Three vehicles loaded with explosives, chemical gas canisters and weapons drove from Syria transited Jordanian border checks and were given a no-bomb clearance mark on their documents. One of the vehicles had traveled 120 km into the kingdom and was approaching Amman when Jordanian security acting on an intelligence tip-off hauled in the truck and passengers who betrayed the plot under questioning.
The story reported itself at the Erez crossing from the Gaza Strip on Saturday, April 17, exactly four and-a-half hours before Rantisi was killed. This time, 20-year old 2nd Sgt.
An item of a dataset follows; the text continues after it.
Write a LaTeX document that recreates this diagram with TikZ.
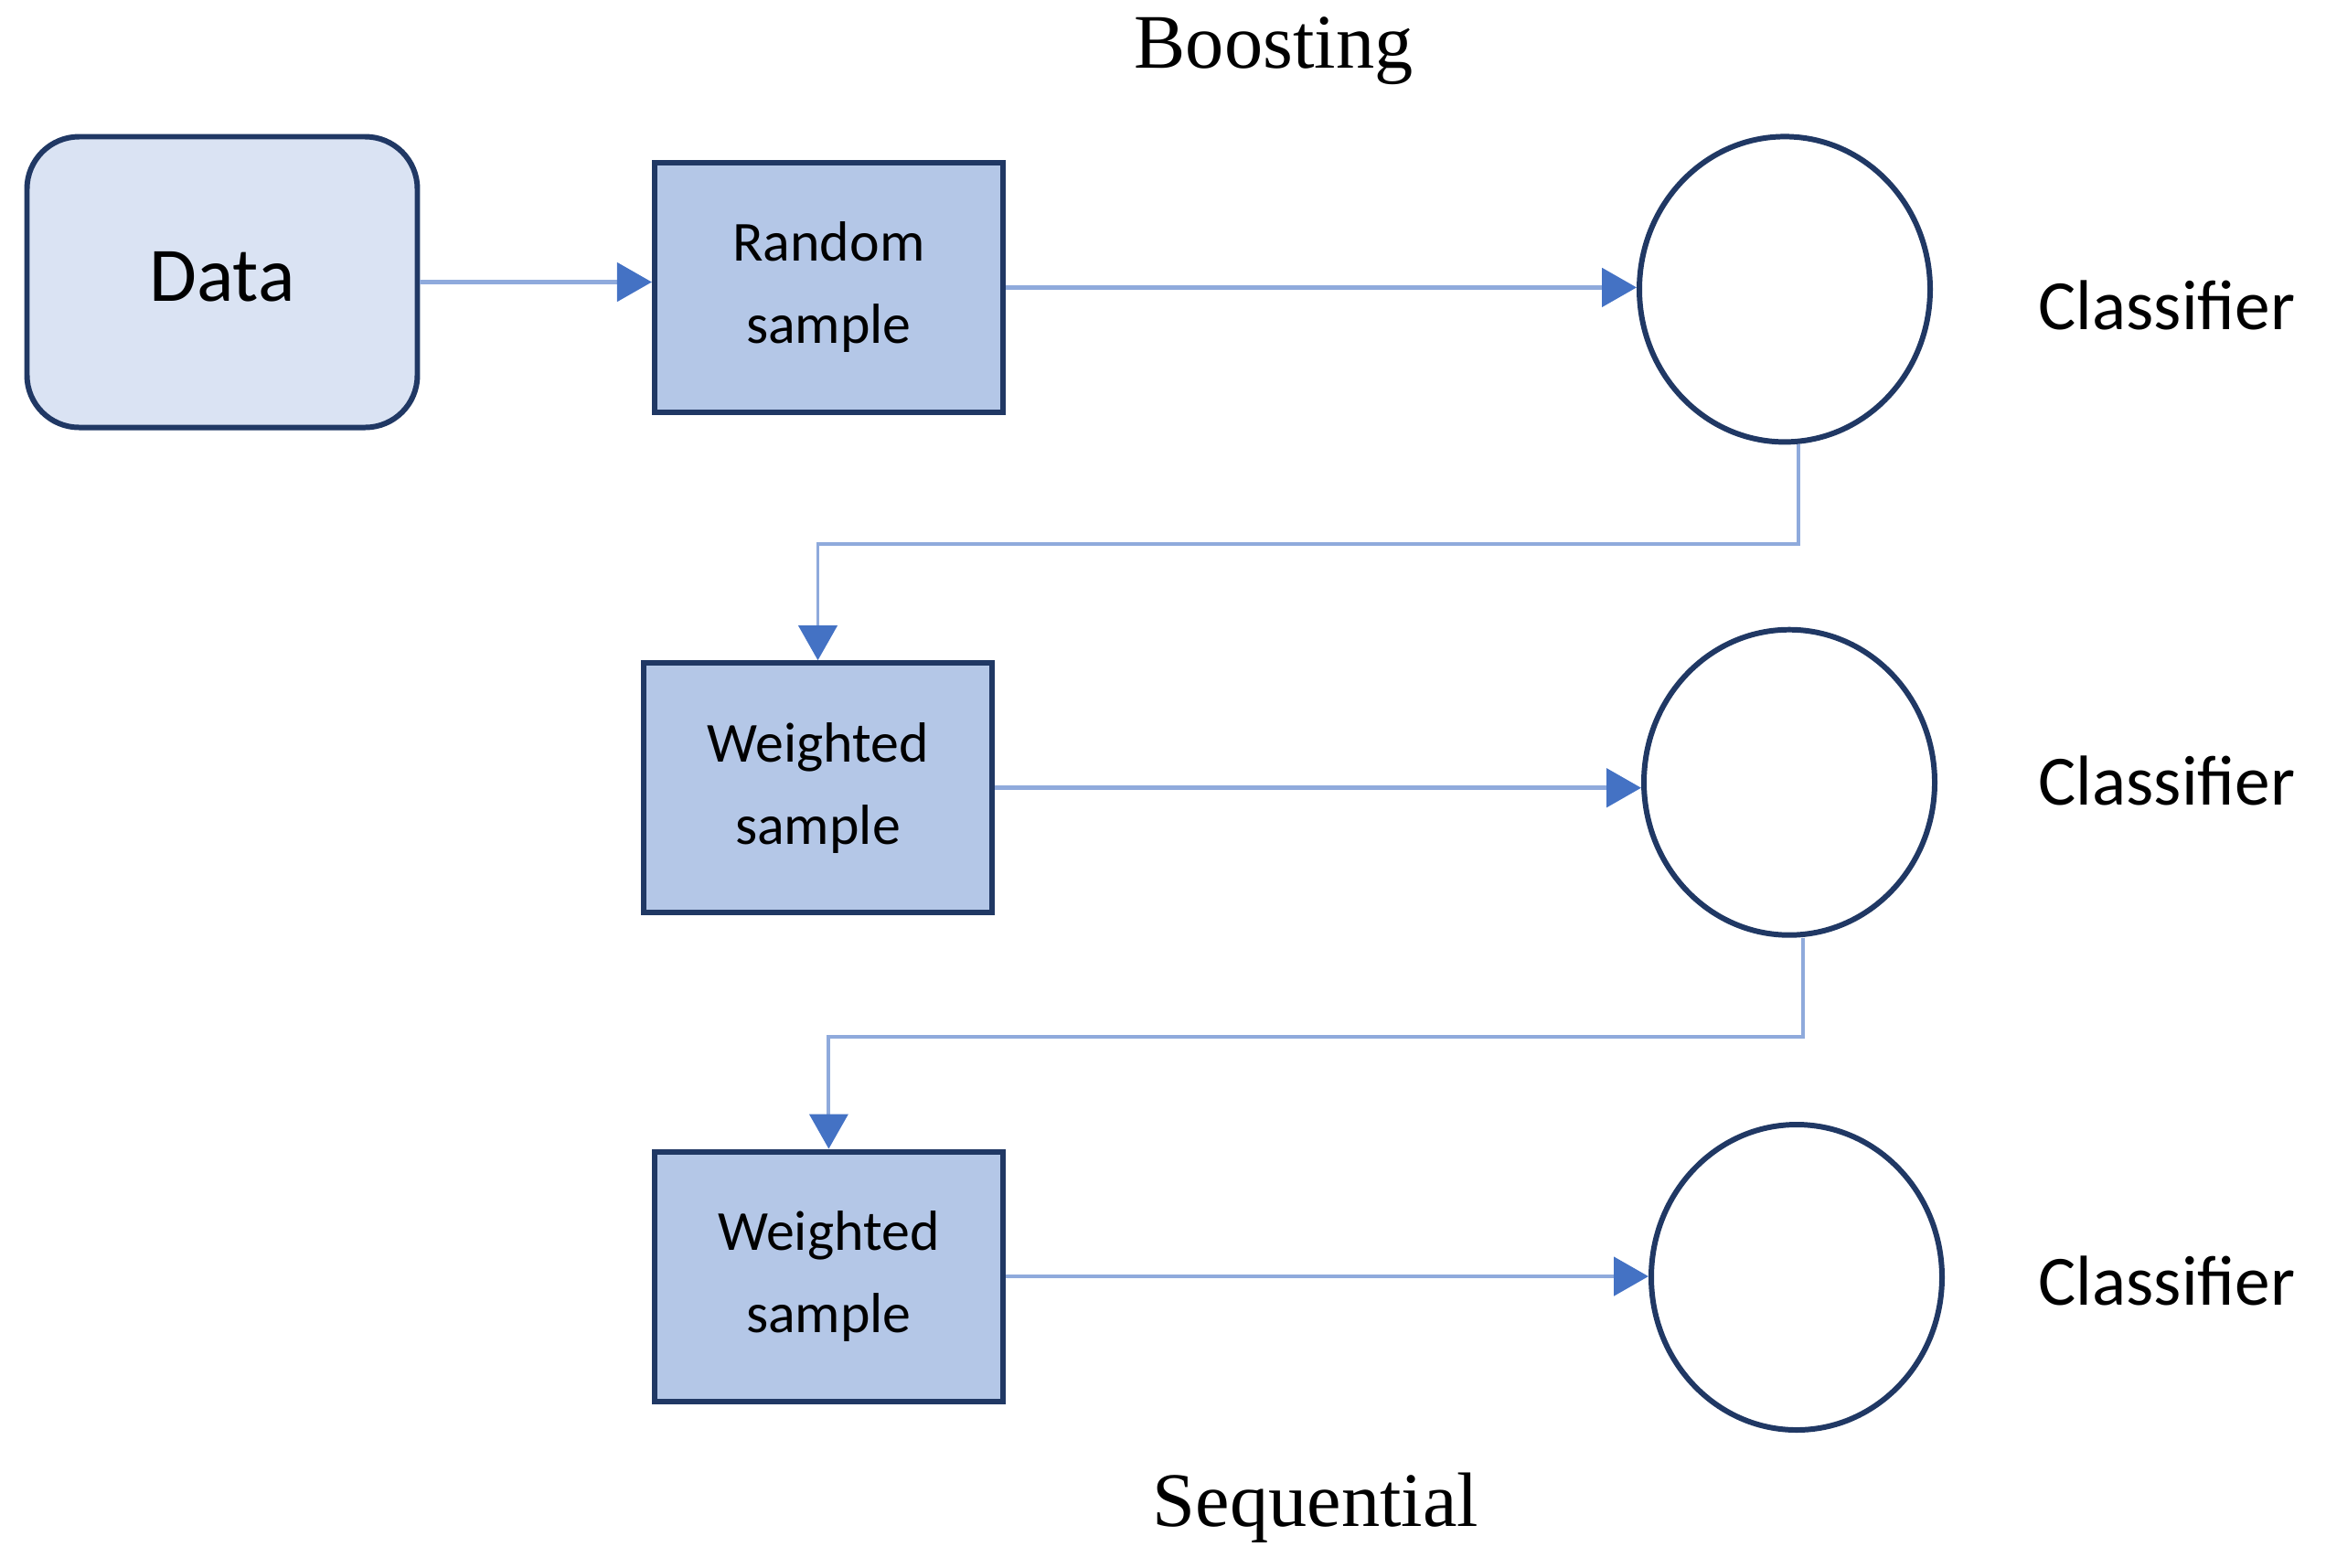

Kfir Ohayon from Eilat paid the price. He was killed and four of his Border Guards mates were injured by a suicide bomber who had accessed the Erez industrial zone with a large bomb. This was the third combined Palestinian attack on the same facility in three months. An exhaustive security overhaul was repeatedly promised. Yet, as this attack demonstrated, the gap exposed in the Ashdod port strike had not been overcome.
The disposal of a terrorist mastermind such as Rantisi, however important for stemming Palestinian violence, could pale compared with the terrorists’ success in bringing the tools of their deadly trade through an unidentified hole in the standard inspection systems that guard ports the world over. The terrorists have clearly developed some way of blinding the detectors, maybe new types of explosive components, metals or detonators.
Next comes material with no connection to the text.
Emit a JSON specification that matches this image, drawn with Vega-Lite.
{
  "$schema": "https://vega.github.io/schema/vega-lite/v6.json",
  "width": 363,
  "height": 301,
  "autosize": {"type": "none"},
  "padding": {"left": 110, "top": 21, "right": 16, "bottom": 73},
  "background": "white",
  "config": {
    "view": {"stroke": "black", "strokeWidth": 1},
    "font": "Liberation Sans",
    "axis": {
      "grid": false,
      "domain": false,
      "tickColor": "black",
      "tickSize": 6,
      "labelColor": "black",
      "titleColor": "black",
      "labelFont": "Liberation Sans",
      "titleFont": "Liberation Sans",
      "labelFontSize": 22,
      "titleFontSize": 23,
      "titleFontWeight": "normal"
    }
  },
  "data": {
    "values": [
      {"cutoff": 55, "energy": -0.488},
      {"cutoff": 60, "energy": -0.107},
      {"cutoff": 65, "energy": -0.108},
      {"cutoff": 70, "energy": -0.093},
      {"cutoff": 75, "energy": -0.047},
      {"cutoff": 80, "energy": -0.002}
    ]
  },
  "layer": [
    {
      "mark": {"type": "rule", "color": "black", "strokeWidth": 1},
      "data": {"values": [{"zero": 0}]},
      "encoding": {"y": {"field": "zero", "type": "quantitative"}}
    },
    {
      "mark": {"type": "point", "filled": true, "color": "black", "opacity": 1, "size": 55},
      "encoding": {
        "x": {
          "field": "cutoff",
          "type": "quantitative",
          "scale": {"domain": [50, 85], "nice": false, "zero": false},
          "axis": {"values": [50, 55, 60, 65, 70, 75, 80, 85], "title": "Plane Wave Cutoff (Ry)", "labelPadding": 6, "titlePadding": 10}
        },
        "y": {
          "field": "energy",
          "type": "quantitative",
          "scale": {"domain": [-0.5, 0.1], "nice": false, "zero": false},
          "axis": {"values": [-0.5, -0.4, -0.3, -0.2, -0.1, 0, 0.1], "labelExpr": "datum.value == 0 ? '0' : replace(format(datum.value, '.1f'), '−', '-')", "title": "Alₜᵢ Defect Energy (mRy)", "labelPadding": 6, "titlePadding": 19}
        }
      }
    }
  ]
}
The sensitivity of regulation walk-through detectors is adjusted to avoid setting off false alarms for small personal objects like keys, coins, belt buckles, small ornaments or pacemakers. They also feature high-speed detection of objects moving up to 15 meters per second. The Karni and Erez crossings are also equipped with an X-Ray scanner. Explosives sniffers are present. Yet individuals and vehicles loaded with explosive devices were able to pass through this battery of gadgets in Gaza, Israel and Jordan without being stopped.
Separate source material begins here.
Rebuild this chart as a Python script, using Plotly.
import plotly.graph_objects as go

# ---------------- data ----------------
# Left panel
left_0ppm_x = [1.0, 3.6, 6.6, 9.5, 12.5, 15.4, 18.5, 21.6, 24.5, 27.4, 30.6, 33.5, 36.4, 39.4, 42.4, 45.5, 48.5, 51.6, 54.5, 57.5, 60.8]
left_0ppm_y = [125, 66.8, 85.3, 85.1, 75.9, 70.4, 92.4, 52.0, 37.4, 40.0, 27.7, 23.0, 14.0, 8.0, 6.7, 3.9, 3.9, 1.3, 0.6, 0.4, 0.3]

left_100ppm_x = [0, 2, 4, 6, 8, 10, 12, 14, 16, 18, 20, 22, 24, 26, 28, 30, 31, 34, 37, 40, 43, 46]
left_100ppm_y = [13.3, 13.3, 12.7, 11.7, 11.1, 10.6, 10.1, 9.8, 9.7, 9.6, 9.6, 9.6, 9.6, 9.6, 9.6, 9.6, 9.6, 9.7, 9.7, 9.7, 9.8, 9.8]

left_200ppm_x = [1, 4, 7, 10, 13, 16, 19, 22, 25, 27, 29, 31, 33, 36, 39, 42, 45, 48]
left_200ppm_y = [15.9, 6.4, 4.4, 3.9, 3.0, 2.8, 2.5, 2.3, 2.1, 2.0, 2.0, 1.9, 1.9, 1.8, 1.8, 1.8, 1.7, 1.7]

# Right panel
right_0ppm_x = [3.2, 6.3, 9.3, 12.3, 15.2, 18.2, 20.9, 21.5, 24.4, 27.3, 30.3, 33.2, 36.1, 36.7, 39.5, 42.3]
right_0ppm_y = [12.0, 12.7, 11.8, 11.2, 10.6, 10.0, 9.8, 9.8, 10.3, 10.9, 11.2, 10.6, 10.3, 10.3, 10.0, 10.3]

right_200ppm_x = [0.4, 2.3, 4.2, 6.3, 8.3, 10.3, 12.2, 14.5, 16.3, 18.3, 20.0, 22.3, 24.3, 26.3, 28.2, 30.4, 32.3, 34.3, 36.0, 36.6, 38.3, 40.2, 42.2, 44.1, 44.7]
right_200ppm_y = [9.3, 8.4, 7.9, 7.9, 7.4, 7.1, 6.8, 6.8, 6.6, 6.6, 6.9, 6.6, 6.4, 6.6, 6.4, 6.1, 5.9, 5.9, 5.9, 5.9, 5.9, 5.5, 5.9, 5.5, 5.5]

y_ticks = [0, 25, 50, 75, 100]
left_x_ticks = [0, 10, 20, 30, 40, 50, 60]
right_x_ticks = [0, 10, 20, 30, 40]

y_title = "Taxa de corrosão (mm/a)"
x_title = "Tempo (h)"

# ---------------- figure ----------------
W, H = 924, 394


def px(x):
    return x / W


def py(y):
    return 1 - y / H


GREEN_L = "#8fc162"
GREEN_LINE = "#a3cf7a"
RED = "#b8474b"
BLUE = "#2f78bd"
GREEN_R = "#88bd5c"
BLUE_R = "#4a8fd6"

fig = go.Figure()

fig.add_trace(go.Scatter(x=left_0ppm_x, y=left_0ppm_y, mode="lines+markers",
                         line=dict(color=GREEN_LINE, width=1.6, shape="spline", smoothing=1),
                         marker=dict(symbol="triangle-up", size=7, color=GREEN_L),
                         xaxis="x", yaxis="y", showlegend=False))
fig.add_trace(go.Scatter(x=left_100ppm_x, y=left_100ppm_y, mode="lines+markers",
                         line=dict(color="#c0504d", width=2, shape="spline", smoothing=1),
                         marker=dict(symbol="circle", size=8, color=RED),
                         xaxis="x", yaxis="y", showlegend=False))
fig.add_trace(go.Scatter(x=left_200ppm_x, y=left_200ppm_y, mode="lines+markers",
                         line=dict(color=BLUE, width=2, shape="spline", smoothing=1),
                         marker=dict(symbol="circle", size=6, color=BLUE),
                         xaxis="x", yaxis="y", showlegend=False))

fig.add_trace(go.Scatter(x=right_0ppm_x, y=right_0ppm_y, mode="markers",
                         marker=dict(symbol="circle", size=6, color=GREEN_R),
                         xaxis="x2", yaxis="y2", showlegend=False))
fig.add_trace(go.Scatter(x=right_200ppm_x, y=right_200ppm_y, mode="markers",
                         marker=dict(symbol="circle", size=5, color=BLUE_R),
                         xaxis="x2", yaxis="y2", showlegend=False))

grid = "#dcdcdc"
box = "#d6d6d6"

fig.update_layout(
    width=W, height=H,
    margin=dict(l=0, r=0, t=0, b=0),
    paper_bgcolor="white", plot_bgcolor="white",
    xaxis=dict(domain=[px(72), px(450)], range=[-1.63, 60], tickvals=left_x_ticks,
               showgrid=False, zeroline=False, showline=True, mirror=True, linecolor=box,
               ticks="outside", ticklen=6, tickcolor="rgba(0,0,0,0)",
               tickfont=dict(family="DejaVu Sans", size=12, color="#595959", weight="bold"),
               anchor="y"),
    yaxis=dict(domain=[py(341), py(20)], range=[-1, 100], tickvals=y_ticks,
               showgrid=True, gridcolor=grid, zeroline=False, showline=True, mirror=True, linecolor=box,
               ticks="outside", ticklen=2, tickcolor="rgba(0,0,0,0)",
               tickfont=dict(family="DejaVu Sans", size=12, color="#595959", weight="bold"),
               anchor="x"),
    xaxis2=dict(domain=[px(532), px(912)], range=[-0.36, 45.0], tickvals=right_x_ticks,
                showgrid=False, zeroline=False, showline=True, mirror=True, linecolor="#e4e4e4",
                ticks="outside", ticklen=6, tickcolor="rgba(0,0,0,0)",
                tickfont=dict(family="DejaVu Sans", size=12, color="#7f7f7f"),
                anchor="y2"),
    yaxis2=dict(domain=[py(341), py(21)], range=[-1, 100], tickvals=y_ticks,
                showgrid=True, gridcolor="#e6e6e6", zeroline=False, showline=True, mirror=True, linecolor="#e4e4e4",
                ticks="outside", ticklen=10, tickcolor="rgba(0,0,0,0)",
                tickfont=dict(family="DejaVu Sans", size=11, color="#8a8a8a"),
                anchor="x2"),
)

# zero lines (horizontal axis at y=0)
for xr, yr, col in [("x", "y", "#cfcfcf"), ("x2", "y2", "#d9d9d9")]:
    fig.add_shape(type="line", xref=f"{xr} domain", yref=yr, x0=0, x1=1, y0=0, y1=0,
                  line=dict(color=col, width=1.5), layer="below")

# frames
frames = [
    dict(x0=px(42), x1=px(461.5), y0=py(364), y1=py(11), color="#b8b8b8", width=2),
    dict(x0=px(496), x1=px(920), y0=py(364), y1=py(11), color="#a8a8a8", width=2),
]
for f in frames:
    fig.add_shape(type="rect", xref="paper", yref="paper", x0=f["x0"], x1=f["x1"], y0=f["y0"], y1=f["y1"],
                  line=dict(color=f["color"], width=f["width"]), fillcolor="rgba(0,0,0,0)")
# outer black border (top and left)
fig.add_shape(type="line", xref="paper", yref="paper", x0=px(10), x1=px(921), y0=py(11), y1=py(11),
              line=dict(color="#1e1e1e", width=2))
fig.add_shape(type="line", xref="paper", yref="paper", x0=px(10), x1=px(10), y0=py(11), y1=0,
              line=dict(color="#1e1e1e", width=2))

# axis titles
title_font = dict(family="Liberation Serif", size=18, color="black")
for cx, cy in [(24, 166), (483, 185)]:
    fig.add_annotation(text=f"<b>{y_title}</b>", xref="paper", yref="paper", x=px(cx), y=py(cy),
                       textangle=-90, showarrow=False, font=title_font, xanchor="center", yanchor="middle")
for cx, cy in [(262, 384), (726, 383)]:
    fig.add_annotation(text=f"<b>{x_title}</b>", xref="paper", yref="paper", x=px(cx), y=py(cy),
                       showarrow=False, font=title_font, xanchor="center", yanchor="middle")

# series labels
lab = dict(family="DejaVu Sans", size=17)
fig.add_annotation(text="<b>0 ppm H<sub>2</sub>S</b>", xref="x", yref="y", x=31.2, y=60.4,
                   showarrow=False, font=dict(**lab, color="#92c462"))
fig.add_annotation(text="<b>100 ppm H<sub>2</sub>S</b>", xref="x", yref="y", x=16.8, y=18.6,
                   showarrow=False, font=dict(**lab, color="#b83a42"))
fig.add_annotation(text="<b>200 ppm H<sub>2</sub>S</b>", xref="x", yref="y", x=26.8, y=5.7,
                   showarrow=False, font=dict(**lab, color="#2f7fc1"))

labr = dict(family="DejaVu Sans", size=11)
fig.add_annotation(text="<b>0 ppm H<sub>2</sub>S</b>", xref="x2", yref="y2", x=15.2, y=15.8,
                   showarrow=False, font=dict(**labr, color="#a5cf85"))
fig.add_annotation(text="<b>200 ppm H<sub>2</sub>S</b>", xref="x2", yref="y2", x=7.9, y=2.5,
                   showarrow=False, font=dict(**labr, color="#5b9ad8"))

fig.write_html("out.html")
So why not international airports?
For the Ashdod attack, debkafile fingered Hizballah and al Qaeda rather than the Hamas. Since the Saturday strike at Erez, it looks increasingly as though, for the past two months, a group of experts somewhere in the Middle East outside the Gaza Strip, most likely Damascus or Tehran, is carrying out experiments on ways of secreting bombs and toxic chemical substances into Jordan and Israel. They are using Palestinians as unwitting guinea pigs to test the system without giving them the secret.
This gap in Israel’s intelligence guard places in question the assertions by Sharon and his deputy Ehud Olmert that withdrawal from the Gaza Strip will improve Israel’s security and shorten the borders the IDF must defend. It proves that the masters of terror have removed their primary base of operations out of Gaza and Ramallah in good time and relocated in Damascus, Beirut and Tehran. Those places must now be designated the planning centers of major terrorist operations – and not only against Israel. From there too directives go down the line to Gaza.
Encouraged by the lack of a direct US comeback for the violence they are fomenting in Iraq, Syria, Iran and the Hizballah – and even al Qaeda – feel they are safe enough and out of Sharon’s reach in their new lairs, however much trouble they stir up in the Palestinian arena and Gaza Strip in particular. What this means to Israel is that, even ahead of its withdrawal from the Gaza Strip, the lines its army will need to defend to keep the terrorists at bay, have grown longer than ever before.